Совершенно в другом роде был зрительный зал Большого театра, снесенного в начале 1890-х годов и его близкое подобие, существующий до сих пор зал Большого театра в Москве - оба также произведения моего деда. В обоих преследовалась задача поражать богатством и роскошью и задача эта доведена даже до некоторого эксцесса именно в Московской Опере, вероятно, потому, что полное возобновление театра было спешно закончено к специальному моменту - к коронационным торжествам 1856 года. В обоих театрах отделка красная с золотом, причем золото покрывает почти сплошь всю архитектурную поверхность. И эти два зала в смысле нарядности почитались образцовыми, не говоря уже о том, что их акустика отвечала самым строгим требованиям.
Громадные заказы, которыми был завален дед Кавос, позволили ему достичь значительного благосостояния, а оно дало ему возможность вести довольно пышный образ жизни и отдаваться коллекционерской страсти.
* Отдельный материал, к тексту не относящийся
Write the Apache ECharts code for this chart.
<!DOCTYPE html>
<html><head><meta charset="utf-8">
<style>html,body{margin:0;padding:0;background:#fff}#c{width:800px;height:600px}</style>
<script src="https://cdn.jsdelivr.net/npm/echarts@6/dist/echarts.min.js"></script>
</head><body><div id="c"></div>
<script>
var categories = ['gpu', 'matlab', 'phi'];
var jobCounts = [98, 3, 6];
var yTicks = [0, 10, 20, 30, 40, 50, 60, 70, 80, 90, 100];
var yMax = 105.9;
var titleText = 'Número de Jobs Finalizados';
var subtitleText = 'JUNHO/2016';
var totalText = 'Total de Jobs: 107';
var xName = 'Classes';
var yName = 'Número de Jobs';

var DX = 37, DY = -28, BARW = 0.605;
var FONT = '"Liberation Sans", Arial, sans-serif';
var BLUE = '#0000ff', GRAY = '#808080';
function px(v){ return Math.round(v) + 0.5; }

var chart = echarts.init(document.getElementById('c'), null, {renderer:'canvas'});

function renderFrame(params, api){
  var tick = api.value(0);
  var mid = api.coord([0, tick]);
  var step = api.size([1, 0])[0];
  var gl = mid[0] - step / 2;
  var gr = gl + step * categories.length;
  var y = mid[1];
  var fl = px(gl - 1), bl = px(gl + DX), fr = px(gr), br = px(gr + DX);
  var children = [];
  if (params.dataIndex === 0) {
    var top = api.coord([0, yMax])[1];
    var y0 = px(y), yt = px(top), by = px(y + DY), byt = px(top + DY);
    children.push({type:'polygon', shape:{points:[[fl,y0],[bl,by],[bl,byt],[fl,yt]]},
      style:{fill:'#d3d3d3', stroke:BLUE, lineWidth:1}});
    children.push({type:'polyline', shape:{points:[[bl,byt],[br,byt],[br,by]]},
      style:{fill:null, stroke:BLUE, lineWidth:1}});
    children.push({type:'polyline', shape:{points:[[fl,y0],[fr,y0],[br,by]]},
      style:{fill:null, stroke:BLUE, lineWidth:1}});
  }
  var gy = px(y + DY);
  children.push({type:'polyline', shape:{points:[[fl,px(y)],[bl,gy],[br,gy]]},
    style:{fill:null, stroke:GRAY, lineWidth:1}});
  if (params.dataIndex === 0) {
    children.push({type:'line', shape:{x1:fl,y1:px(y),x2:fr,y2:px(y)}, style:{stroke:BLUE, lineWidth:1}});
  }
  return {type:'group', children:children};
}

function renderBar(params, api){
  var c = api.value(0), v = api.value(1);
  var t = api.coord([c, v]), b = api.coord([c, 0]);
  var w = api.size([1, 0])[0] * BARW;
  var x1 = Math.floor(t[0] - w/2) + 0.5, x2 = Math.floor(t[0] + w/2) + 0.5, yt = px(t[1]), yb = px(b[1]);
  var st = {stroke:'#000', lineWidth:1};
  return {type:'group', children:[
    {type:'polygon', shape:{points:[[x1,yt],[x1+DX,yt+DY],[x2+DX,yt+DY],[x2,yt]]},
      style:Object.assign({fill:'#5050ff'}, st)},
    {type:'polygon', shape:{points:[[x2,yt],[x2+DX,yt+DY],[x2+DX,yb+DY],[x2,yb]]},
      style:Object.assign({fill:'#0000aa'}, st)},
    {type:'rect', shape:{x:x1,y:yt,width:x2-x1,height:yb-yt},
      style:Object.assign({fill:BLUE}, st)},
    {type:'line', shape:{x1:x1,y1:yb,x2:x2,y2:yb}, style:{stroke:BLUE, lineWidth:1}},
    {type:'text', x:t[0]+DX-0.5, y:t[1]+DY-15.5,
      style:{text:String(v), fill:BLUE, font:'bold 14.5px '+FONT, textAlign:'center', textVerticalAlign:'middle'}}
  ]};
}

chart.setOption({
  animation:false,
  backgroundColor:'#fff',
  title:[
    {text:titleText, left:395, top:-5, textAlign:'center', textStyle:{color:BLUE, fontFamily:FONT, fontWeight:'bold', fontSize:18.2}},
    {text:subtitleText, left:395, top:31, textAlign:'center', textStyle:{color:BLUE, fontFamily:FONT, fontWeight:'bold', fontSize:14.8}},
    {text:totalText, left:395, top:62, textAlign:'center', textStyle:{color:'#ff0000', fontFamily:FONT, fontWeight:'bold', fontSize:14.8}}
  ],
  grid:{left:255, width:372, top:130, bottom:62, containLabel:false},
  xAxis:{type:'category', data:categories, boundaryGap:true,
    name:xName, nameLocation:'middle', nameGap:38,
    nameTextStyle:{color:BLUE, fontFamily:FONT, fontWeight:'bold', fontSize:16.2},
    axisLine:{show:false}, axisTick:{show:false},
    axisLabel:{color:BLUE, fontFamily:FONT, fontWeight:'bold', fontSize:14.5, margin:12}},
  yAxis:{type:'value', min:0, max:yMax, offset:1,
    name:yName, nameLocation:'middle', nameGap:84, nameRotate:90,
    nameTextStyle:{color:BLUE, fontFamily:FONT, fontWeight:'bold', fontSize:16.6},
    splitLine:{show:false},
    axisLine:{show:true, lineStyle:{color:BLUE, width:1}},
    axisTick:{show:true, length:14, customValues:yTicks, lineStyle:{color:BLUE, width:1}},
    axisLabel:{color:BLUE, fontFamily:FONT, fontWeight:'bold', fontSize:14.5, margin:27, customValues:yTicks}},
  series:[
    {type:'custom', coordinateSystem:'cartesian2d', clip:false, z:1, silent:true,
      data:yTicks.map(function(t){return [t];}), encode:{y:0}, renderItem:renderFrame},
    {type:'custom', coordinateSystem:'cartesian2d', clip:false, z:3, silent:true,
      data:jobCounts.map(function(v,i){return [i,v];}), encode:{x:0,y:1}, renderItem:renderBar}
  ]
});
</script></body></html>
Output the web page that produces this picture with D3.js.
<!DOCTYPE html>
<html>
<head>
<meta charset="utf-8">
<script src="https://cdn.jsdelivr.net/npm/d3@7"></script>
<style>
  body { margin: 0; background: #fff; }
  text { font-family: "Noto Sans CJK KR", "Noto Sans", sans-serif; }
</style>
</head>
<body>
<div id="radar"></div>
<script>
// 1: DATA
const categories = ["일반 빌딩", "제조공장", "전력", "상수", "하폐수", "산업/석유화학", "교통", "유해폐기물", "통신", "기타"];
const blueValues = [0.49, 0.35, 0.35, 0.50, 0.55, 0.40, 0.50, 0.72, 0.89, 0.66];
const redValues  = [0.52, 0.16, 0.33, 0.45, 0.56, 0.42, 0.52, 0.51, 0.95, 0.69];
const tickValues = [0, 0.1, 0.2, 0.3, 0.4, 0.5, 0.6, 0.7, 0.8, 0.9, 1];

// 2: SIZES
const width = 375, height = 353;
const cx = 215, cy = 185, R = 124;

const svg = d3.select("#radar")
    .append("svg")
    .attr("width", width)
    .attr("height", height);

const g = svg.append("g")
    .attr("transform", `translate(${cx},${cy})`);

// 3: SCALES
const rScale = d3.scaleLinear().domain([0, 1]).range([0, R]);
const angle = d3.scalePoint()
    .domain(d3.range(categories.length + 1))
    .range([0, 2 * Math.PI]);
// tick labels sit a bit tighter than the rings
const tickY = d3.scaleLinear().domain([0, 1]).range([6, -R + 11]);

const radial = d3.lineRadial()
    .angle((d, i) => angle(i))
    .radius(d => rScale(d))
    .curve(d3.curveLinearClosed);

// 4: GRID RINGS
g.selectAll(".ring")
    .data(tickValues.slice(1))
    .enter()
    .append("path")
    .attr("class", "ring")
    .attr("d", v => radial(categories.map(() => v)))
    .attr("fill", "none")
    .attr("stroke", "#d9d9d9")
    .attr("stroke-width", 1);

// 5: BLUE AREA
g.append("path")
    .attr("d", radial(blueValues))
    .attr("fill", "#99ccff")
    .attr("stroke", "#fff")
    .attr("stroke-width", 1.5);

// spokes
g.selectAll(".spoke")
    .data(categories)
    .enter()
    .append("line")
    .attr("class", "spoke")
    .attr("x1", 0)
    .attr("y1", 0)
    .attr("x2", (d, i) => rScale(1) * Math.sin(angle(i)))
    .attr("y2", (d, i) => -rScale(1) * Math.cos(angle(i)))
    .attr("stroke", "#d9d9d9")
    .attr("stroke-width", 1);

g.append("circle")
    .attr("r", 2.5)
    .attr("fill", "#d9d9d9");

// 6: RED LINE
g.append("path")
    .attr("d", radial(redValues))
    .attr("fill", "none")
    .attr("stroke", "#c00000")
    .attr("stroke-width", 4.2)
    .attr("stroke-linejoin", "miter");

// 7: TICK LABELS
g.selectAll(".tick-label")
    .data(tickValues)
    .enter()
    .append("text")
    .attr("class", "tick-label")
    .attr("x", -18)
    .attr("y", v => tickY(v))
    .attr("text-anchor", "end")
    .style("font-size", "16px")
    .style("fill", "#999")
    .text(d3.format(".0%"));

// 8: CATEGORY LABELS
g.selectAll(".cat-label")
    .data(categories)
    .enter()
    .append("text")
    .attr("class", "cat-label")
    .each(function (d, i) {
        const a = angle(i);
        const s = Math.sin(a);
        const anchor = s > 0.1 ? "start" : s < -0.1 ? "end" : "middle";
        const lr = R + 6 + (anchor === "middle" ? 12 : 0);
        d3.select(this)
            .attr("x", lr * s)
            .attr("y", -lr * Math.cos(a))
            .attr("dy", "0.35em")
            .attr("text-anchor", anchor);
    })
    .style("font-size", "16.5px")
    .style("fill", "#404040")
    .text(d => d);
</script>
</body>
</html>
Его дом в Венеции (на канале Гранде), был настоящим музеем. Дедом построена там же, вместо глухой стенки, служившей оградой узенькому садику, выходившему на канал, существующий поныне переход на мраморных колоннах. Чего-чего не скопилось в этом венецианском доме. Превосходные картины, рисунки, старинная мебель, масса зеркал, фарфора, бронзы, хрусталя. Всё это однако было расставлено и развешено без того, чтобы производило впечатление антикварного склада. Впоследствии многие из этих вещей были перевезены в Петербург, а после смерти деда в 1864 году поделены между вдовой и другими наследниками. Больше всего досталось старшему сыну Альберту-Сезару, но не мало картин и других вещей из его собрания украшало в 1880 годах нашу квартиру, а также квартиры бабушки Кавос и дяди Кости.
И этого своего деда Кавоса я не имел счастья знать - он умер за шесть лет до моего появления на свет, но всё же мне он был более близок, нежели дедушка Бенуа. Моей матери было тридцать четыре года, когда она его потеряла, его вдова была непременным членом нашего семейного круга; его лично помнили мои сестры и старшие братья, да и среди наших знакомых многие любили о нем рассказывать. Меня же к покойному дедушке особенно влекла унаследованная от него коллекционерская страсть. Очень рано я стал чувствовать к нему род признательности за то, что именно благодаря этой его страсти, о которой с меньшим восторгом отзывалась моя мать, у нас было столько красивых вещей, чудесная же Венеция в целом продолжала, благодаря этим семейным сувенирам, быть чем-то для меня родным и близким. Когда часами я разглядывал висевшую в кабинете папы длинную узкую раскрашенную панораму Венеции (с неизбежной луной), когда я мечтал о том, как сам буду когда-нибудь плыть мимо этих дворцов, когда я изучал в зале маленькие две картинки, представлявшие виды дедовского палаццо - то мне казалось, что я всё это уже знаю и что во мне оживают жизненные восприятия, симпатии, радости и художественное любопытство дедушки. Сам же он на меня глядел молодым человеком с холста, писанного Натале Скиавоне, человеком средних лет с овальной литографии 1840-х годов и уже стариком с фотографии, висевшей в папином кабинете. Всюду дедушка на этих изображениях меня пленил своей элегантностью и своим "барством". Мне было почему-то лестно, что я его внук, что во мне течет его кровь. Я знал также, что и весь образ его жизни пришелся бы мне по вкусу. Дом его был поставлен на широкую ногу, а постоянное сношение с родиной должно было придавать этому дому тот ореол "заграничности", который как-то сливался у меня с представлением об аристократичности. Этот же тон поддерживали и оба сына, родные братья моей матери. Напротив, я чуть сетовал на моих родителей, что они этого тона не придерживались, что они даже создали себе идеалы и принципы какого-то "благоразумного, буржуазного juste milieu" и что весь порядок в нашем доме носил скорее простоватый оттенок.